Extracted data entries
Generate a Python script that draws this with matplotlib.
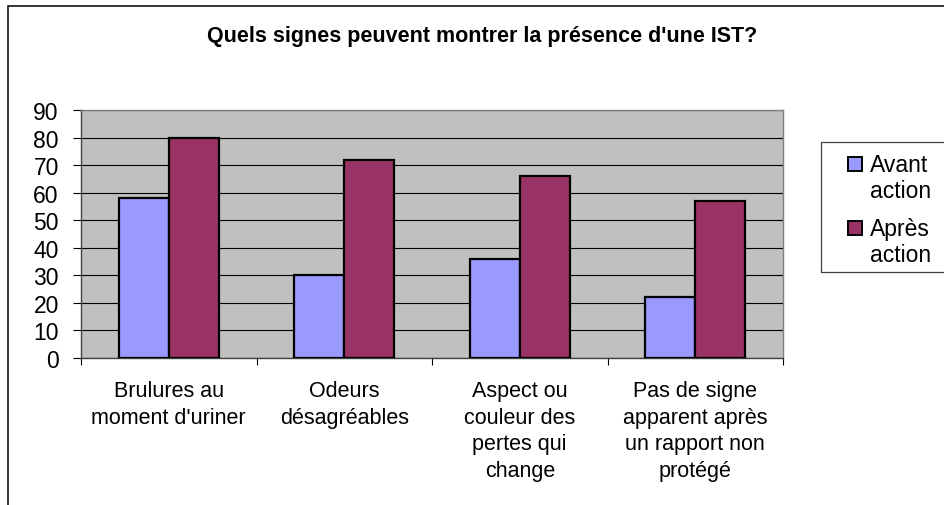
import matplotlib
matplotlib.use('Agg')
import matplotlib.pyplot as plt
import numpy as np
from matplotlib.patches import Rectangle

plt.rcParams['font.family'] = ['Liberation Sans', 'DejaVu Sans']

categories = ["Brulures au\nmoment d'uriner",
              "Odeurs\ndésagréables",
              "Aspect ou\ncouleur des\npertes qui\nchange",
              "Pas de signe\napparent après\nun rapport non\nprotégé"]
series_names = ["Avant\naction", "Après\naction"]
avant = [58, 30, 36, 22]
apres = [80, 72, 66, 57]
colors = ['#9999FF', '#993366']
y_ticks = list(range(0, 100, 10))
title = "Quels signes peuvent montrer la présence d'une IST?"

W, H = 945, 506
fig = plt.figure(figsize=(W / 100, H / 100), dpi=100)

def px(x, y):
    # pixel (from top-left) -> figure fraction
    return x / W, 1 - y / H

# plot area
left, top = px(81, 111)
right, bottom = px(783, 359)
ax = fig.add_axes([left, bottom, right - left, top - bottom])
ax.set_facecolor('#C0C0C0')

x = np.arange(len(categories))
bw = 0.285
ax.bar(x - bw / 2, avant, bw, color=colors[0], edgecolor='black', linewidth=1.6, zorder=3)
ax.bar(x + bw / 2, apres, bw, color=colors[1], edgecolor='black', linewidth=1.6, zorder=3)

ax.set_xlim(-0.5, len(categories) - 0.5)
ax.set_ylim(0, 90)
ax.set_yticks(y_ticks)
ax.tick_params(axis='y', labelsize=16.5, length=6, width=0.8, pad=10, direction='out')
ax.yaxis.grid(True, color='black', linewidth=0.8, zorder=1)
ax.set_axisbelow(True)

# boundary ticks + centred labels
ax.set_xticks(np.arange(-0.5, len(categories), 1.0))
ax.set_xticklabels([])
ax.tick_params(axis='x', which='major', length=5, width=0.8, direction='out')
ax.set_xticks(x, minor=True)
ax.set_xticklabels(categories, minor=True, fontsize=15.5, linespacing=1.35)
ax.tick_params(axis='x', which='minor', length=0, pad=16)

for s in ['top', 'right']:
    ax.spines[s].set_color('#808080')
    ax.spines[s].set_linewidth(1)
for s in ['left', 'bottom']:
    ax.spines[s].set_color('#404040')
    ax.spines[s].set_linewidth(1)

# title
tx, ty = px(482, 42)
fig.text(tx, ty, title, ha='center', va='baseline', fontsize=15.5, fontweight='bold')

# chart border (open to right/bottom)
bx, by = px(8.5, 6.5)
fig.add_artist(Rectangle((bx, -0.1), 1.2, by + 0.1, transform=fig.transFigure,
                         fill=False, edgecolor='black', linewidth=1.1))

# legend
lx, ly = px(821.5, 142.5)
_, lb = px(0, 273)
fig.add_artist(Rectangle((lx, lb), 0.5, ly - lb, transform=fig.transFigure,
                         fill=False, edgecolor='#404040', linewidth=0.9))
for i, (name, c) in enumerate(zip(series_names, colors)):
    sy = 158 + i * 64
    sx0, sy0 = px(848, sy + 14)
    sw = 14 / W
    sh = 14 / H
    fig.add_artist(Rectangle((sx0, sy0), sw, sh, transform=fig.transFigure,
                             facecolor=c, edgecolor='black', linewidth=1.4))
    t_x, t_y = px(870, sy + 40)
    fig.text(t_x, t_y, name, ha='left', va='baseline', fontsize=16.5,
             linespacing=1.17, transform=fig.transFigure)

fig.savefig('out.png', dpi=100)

---

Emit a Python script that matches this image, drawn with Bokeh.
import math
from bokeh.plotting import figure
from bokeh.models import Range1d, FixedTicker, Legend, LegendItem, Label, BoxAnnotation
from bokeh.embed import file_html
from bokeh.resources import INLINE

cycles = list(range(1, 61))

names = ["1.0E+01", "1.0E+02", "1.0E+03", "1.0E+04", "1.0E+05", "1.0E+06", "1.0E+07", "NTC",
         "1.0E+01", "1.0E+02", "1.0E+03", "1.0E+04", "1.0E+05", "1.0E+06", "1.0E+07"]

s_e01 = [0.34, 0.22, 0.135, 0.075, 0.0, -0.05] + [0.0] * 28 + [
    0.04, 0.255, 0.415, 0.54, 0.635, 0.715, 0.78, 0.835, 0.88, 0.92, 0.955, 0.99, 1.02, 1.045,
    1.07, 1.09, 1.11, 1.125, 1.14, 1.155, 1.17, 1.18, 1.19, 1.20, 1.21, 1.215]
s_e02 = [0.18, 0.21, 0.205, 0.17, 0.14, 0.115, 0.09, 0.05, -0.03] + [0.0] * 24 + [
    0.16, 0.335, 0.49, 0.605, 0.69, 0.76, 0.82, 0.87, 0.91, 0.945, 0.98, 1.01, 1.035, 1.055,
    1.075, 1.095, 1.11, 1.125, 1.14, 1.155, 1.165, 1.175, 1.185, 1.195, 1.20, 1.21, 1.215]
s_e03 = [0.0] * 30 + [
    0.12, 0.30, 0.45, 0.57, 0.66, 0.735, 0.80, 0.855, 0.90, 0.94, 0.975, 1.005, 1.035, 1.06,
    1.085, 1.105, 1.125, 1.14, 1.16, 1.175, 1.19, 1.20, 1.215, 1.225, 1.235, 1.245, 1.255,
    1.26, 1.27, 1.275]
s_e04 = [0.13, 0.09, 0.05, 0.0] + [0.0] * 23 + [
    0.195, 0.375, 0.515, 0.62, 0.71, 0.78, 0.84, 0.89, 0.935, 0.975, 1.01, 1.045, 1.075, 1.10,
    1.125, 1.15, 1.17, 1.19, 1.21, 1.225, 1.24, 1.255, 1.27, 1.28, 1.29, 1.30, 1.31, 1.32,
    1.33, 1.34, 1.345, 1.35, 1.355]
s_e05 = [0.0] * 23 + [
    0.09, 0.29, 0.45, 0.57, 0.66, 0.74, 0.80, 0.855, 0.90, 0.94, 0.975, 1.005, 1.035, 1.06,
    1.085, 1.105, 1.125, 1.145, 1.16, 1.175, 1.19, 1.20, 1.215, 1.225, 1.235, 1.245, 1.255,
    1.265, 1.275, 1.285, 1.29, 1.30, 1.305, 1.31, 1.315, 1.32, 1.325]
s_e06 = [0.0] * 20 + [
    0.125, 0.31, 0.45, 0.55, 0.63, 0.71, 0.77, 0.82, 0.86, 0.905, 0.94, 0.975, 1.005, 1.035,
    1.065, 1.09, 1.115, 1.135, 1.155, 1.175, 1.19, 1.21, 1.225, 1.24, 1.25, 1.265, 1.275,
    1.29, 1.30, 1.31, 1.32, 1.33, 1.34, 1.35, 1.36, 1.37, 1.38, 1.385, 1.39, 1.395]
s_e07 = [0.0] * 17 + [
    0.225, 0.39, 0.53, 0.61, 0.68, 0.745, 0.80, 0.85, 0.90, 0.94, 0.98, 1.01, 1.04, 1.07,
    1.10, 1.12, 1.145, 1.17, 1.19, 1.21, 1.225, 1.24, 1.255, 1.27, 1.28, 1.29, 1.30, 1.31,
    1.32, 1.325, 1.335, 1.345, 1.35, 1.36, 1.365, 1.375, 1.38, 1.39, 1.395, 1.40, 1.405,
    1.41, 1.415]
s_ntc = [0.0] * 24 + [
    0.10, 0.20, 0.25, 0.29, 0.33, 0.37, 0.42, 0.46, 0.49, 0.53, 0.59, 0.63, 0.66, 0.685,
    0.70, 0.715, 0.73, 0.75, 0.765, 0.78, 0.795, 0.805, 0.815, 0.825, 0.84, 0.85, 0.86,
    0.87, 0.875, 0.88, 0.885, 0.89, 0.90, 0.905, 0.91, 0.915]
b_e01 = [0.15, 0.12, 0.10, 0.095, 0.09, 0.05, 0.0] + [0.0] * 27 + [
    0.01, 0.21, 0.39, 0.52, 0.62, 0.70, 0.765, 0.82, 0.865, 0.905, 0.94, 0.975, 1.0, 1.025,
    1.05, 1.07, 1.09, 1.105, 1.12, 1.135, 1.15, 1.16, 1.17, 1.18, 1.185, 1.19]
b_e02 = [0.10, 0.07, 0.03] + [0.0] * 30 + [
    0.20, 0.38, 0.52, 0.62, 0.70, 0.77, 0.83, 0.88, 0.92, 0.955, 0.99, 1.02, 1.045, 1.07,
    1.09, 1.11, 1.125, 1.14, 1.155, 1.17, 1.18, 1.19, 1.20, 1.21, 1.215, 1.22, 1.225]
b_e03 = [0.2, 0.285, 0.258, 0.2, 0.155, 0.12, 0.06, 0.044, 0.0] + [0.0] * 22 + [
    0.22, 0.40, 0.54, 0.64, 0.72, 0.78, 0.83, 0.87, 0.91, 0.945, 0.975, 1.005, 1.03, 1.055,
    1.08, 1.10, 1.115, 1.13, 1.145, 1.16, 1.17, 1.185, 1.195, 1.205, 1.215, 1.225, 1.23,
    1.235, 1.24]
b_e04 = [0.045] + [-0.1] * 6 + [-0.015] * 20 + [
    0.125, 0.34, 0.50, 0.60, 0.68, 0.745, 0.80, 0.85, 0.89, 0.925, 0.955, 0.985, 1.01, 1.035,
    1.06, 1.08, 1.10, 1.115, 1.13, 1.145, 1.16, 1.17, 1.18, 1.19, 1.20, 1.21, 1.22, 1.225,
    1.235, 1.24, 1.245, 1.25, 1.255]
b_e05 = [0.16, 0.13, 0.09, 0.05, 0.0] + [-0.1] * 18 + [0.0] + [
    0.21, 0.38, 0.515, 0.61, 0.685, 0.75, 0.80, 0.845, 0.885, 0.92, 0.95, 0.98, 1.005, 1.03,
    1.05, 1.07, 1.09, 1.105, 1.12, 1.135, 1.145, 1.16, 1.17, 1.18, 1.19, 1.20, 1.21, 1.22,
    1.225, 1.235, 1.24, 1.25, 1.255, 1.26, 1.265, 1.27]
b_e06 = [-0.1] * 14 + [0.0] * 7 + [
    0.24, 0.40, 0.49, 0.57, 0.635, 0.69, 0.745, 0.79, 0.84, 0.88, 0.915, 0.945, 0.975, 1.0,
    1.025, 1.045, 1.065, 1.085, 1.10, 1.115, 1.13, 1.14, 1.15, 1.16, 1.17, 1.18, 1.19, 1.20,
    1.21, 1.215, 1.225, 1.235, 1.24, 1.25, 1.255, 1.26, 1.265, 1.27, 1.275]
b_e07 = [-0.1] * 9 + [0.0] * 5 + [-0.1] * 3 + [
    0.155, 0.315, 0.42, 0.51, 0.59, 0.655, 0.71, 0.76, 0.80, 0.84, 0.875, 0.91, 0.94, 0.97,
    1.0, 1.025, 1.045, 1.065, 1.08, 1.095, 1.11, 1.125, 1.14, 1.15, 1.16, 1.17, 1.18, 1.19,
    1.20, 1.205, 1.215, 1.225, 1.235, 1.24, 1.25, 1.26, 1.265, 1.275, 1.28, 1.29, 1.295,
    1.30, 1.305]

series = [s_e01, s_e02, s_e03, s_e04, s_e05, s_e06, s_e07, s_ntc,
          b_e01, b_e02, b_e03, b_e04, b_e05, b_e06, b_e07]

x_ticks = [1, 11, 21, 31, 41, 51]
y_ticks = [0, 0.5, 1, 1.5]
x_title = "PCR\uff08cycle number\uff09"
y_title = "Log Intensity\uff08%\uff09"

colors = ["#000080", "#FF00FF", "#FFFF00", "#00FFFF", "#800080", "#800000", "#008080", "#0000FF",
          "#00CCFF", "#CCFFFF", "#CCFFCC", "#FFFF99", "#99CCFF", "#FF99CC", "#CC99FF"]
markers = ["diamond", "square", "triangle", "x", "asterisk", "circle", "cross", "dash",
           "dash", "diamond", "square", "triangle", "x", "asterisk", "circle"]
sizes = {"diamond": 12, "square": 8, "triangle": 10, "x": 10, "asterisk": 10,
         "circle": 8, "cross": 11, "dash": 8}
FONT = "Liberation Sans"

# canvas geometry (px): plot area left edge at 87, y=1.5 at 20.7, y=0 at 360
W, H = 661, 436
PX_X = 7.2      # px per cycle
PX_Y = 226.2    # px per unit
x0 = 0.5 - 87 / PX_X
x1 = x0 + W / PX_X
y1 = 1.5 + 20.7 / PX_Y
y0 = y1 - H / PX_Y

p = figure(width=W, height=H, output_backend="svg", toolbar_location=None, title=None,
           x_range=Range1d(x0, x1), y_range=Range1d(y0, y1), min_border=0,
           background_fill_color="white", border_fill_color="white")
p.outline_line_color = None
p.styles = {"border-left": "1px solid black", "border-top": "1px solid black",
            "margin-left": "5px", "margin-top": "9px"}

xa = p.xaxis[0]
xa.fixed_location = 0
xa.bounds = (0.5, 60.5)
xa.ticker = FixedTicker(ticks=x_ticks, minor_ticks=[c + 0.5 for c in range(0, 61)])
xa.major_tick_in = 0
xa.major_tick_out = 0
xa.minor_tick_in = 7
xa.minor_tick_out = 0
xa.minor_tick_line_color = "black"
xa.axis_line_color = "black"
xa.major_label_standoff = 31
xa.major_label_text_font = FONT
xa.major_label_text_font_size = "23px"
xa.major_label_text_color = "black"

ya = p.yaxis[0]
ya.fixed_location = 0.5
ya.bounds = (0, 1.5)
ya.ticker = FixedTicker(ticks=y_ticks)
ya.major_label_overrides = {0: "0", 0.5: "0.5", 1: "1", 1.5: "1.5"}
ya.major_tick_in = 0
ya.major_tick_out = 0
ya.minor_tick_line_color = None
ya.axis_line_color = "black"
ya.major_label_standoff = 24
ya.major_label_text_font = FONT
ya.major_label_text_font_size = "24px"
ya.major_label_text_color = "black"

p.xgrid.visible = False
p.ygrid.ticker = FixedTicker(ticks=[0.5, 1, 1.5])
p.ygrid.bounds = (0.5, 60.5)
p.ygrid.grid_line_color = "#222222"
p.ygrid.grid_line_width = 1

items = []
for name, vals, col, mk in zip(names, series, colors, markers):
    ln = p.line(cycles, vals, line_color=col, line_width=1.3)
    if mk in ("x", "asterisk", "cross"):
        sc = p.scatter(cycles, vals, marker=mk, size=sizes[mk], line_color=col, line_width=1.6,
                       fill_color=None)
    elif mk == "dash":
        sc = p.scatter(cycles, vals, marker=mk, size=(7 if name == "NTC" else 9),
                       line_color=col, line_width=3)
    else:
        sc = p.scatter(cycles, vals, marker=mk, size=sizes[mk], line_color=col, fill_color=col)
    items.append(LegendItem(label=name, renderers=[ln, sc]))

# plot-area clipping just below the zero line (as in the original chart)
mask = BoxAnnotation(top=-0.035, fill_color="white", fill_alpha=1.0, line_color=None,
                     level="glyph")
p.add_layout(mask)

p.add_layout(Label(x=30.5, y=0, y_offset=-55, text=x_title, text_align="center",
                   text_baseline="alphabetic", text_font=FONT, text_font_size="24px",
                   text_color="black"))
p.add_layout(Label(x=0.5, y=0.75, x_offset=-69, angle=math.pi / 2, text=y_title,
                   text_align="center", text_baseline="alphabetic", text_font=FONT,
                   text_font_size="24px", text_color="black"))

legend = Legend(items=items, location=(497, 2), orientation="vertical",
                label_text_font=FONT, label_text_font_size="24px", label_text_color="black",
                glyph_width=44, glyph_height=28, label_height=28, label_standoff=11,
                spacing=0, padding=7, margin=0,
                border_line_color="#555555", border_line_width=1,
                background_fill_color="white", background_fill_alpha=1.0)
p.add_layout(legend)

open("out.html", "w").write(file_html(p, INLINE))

▸ **Instructions to follow**: Omit all pictures and repeat exactly the lines from the one containing "Generate a Python" through the one containing "plt.rcParams['font.family'] = ['Liberation", ends included, with nothing added.

▸ **Result of this task**:
Generate a Python script that draws this with matplotlib.
import matplotlib
matplotlib.use('Agg')
import matplotlib.pyplot as plt
import numpy as np
from matplotlib.patches import Rectangle

plt.rcParams['font.family'] = ['Liberation Sans', 'DejaVu Sans']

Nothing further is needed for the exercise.